▸ Job: Print exactly the lines from the first one down to the line that contains "PieChart, Pie, Cell", both included, and skip the pictures.

==== Given material ====

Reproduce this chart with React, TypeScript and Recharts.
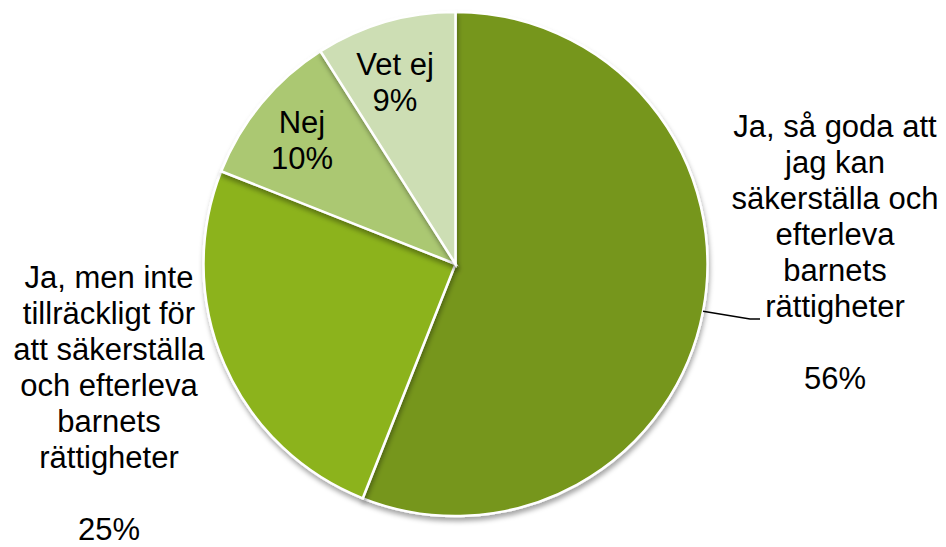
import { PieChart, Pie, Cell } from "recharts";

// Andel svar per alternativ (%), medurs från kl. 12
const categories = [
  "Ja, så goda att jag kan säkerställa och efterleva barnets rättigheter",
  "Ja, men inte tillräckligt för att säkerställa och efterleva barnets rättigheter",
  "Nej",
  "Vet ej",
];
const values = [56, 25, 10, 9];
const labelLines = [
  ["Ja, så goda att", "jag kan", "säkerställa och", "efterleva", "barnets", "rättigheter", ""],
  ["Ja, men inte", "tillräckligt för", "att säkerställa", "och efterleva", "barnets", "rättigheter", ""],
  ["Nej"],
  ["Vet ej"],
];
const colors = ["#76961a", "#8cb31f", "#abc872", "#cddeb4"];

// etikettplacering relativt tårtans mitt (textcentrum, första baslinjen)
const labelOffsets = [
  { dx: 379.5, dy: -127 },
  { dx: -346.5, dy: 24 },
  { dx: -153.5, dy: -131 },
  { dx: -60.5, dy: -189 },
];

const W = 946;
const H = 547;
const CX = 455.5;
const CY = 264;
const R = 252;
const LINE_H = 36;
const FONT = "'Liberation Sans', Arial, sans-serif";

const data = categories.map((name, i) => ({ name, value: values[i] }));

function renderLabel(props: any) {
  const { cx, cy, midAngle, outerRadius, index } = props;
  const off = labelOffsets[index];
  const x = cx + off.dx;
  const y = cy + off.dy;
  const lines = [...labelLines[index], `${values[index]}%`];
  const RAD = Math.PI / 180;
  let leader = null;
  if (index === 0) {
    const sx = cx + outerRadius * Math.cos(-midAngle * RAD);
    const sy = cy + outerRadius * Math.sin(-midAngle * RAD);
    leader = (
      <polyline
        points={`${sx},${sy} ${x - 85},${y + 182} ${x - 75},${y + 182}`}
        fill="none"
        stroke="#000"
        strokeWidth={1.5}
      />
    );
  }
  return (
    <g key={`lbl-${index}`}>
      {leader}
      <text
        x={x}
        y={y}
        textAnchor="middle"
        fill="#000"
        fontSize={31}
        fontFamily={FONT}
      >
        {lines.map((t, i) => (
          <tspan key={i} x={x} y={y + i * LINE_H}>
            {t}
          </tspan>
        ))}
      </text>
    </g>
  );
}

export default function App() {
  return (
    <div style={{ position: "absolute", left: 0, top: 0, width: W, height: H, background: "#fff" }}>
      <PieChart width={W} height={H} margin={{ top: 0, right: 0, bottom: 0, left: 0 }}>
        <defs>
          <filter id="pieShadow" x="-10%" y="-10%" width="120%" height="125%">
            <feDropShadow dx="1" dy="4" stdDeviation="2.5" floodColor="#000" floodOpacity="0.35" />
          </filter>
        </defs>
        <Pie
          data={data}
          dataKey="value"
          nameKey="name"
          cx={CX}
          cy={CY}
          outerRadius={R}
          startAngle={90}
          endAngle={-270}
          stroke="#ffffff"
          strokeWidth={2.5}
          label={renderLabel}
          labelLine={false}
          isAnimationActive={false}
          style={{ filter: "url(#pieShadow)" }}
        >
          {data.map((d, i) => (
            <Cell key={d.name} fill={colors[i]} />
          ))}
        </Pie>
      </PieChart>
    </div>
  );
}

====

▸ Problem solution:
Reproduce this chart with React, TypeScript and Recharts.
import { PieChart, Pie, Cell } from "recharts";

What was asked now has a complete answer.